A ranking PDP senator who doesn’t want to be unveiled, disclosed that the Senate President is not likely to shift position from the one canvassed in the closed-door session last Wednesday. “There are two cases in court, one from the PDP, which is asking that should its members leave the party before their term expires in 2015, the seats should be deemed vacant.
“On the other hand, the defecting senators are also in court, asking that the status quo ante be maintained and that nothing should happen to their seats. That’s the first stalemate the chamber still has to contend with.
“The defecting senators have been told that nothing can happen in the chamber until either of the cases are either conclusively dealt with or vacated. Now, they are canvassing a political solution; yet, where will that come from?
“Secondly, they can’t defect as a group; they know that the leadership has made it clear that they have to move individually yet, they are insisting on the Senate President reading the joint letter submitted by Senator Saraki. They have been reminded that on no account will Mark read that letter in the chamber. What happened in the House of Representatives cannot which the defecting senators are insisting on. They insist that since it was done in the House, it can also be done in the Senate. That’s not true. Each house of the National Assembly regulates its procedure.”
This argument was punctured by an APC lawmaker who reiterated that the Senate President “can read that letter and damn any consequences from the PDP hierarchy after all, in 2013, he assured the PDP lawmakers during the chairmanship of Alhaji Bamanga Tukur that he would not declare any seat vacant. Why the shift now?”
Meanwhile, Senate may go into an executive session on resumption tomorrow. The chamber will be expecting to hear the outcome of the assignment given to Mark on the “legal advice” which cannot be relayed in an open session.

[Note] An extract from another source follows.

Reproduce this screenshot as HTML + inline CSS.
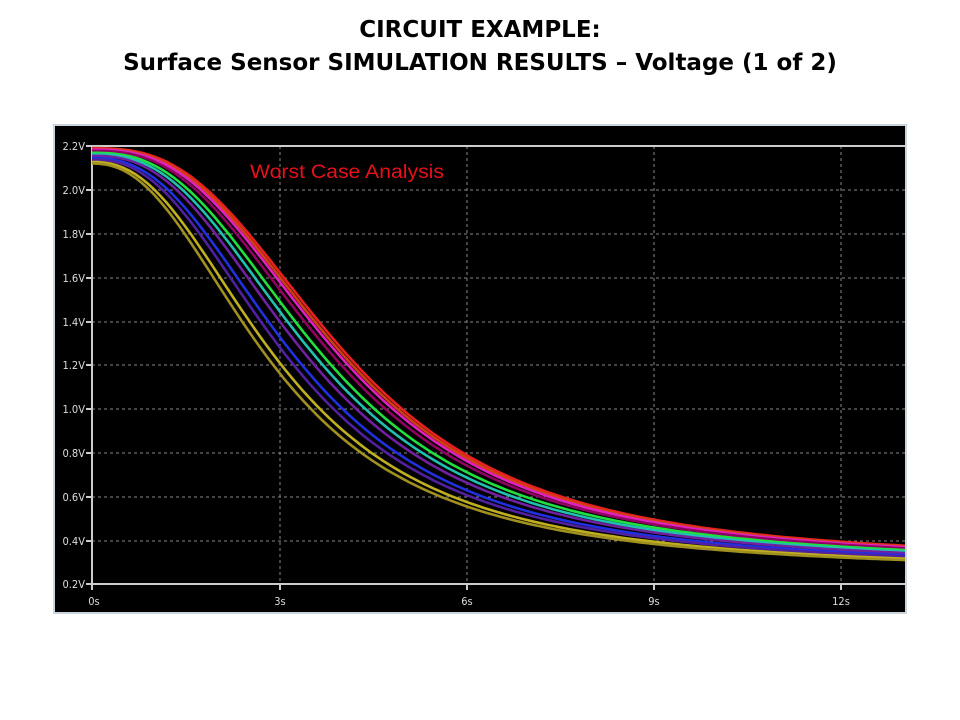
<!DOCTYPE html>
<html><head><meta charset="utf-8"><style>
body{margin:0;background:#fff;width:960px;height:720px;overflow:hidden;font-family:"Liberation Sans",sans-serif}
h1{position:absolute;top:14px;left:0;width:960px;margin:0;text-align:center;font-size:23px;line-height:33px;font-weight:bold;color:#000;font-family:"DejaVu Sans","Liberation Sans",sans-serif;letter-spacing:0px}
</style></head><body>
<h1>CIRCUIT EXAMPLE:<br>Surface Sensor SIMULATION RESULTS – Voltage (1 of 2)</h1>
<svg id="s" style="position:absolute;left:0;top:0" width="960" height="720">
<defs><clipPath id="cp"><rect x="92" y="140" width="813" height="444"/></clipPath></defs>
<rect x="54" y="125" width="852" height="488" fill="#000" stroke="#c9d4dc" stroke-width="2"/>
<g stroke="#888" stroke-dasharray="3,3" stroke-width="1">
<line x1="92" x2="905" y1="190" y2="190"/><line x1="92" x2="905" y1="234" y2="234"/><line x1="92" x2="905" y1="278" y2="278"/><line x1="92" x2="905" y1="322" y2="322"/><line x1="92" x2="905" y1="365" y2="365"/><line x1="92" x2="905" y1="409" y2="409"/><line x1="92" x2="905" y1="453" y2="453"/><line x1="92" x2="905" y1="497" y2="497"/><line x1="92" x2="905" y1="541" y2="541"/>
<line y1="146" y2="584" x1="280" x2="280"/><line y1="146" y2="584" x1="467" x2="467"/><line y1="146" y2="584" x1="654" x2="654"/><line y1="146" y2="584" x1="841" x2="841"/>
</g>
<g stroke="#ccc" stroke-width="2"><line x1="92" x2="905" y1="146" y2="146"/><line x1="92" x2="905" y1="584" y2="584"/><line x1="92" x2="92" y1="146" y2="584"/></g>
<g stroke="#ccc" stroke-width="2"><line x1="86" x2="92" y1="146" y2="146"/><line x1="86" x2="92" y1="190" y2="190"/><line x1="86" x2="92" y1="234" y2="234"/><line x1="86" x2="92" y1="278" y2="278"/><line x1="86" x2="92" y1="322" y2="322"/><line x1="86" x2="92" y1="365" y2="365"/><line x1="86" x2="92" y1="409" y2="409"/><line x1="86" x2="92" y1="453" y2="453"/><line x1="86" x2="92" y1="497" y2="497"/><line x1="86" x2="92" y1="541" y2="541"/><line x1="86" x2="92" y1="584" y2="584"/>
<line x1="92" x2="92" y1="584" y2="590"/><line x1="280" x2="280" y1="584" y2="590"/><line x1="467" x2="467" y1="584" y2="590"/><line x1="654" x2="654" y1="584" y2="590"/><line x1="841" x2="841" y1="584" y2="590"/></g>
<g id="curves" fill="none" stroke-width="2.6" clip-path="url(#cp)"></g>
<g fill="#ddd" font-size="11" font-family="'DejaVu Sans Condensed','Liberation Sans Narrow','Liberation Sans',sans-serif" text-anchor="end">
<text x="85" y="150">2.2V</text><text x="85" y="194">2.0V</text><text x="85" y="238">1.8V</text><text x="85" y="282">1.6V</text><text x="85" y="326">1.4V</text><text x="85" y="369">1.2V</text><text x="85" y="413">1.0V</text><text x="85" y="457">0.8V</text><text x="85" y="501">0.6V</text><text x="85" y="545">0.4V</text><text x="85" y="588">0.2V</text>
</g>
<g fill="#ddd" font-size="11" font-family="'DejaVu Sans Condensed','Liberation Sans Narrow','Liberation Sans',sans-serif" text-anchor="middle">
<text x="94" y="605">0s</text><text x="280" y="605">3s</text><text x="467" y="605">6s</text><text x="654" y="605">9s</text><text x="841" y="605">12s</text>
</g>
<text x="250" y="178" fill="#e8101a" font-size="19" textLength="194" lengthAdjust="spacingAndGlyphs">Worst Case Analysis</text>
</svg>
<script>
var g=document.getElementById('curves');
var cols=[[0,'#e82020'],[0.05,'#d04010'],[0.1,'#e020c0'],[0.18,'#900060'],[0.3,'#20e040'],[0.4,'#20c0b0'],[0.5,'#7020a0'],[0.65,'#2030e0'],[0.75,'#5020a0'],[0.9,'#c0b020'],[1,'#a09020']];
function L(a,b,s){return a+(b-a)*s;}
cols.forEach(function(c){var s=c[0];
 var V0=L(2.19,2.12,s),Vi=L(0.30,0.25,s),t0=L(4.1,2.95,s),n=L(2.75,2.3,s);
 var d='';for(var t=0;t<=13.7;t+=0.1){var V=Vi+(V0-Vi)/(1+Math.pow(t/t0,n));var x=92+t*62.3,y=584-(V-0.2)*219;d+=(d?'L':'M')+x.toFixed(1)+','+y.toFixed(1);}
 var p=document.createElementNS('http://www.w3.org/2000/svg','path');p.setAttribute('d',d);p.setAttribute('stroke',c[1]);g.appendChild(p);});
</script>
</body></html>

Thereafter, the chamber is expected to host the Inspector-General of Police (IGP), Mohammed Abubakar, who will brief senators on the protracted crisis in Rivers State and the role played by his men.
Two weeks ago, Senator Saraki submitted a notice of defection letter to the Senate President on behalf of himself and his 10 colleagues. The letter has now become the bone of contention as Mark has refused to read the letter which had been dogged by legal hurdles in the chamber.
Meanwhile, Chairman of Business, Rules and Ethics Committee, Senator Ita Enang, has told the PDP senators that defecting from the party would include resigning their seats and recontesting under their new party.
Addressing the Uyo senatorial district youth leaders in his country home in Uyo on Saturday, Enang said that there were, however, no threats of defection in the ruling party, adding that when the senators were voted into office, they were not voted by their names but by the political party.
“And I want to assure you that when you voted during the elections, you did not see the name of the person you voted for. You voted the symbol and the name of each of the political parties, and for any person to defect, he would have to go back to the political party at home, seek the consent of the electorate at home before he can change his political party.
“And if you want to change your political party, I think the person may have to come out of it and then come to contest the election again”, he stated.
Enang, who represents Uyo Senatorial District of Akwa Ibom State, said all the PDP senators were still in the party, noting that the party still has its complete number of seats at the National Assembly.
He said the unity of the Senate is what is most important as regards the issue of defection, noting that those who would want to defect, would suffer rejection from their supporters, being that they were not supporting them as individuals but were doing so within the structure and platform of the party.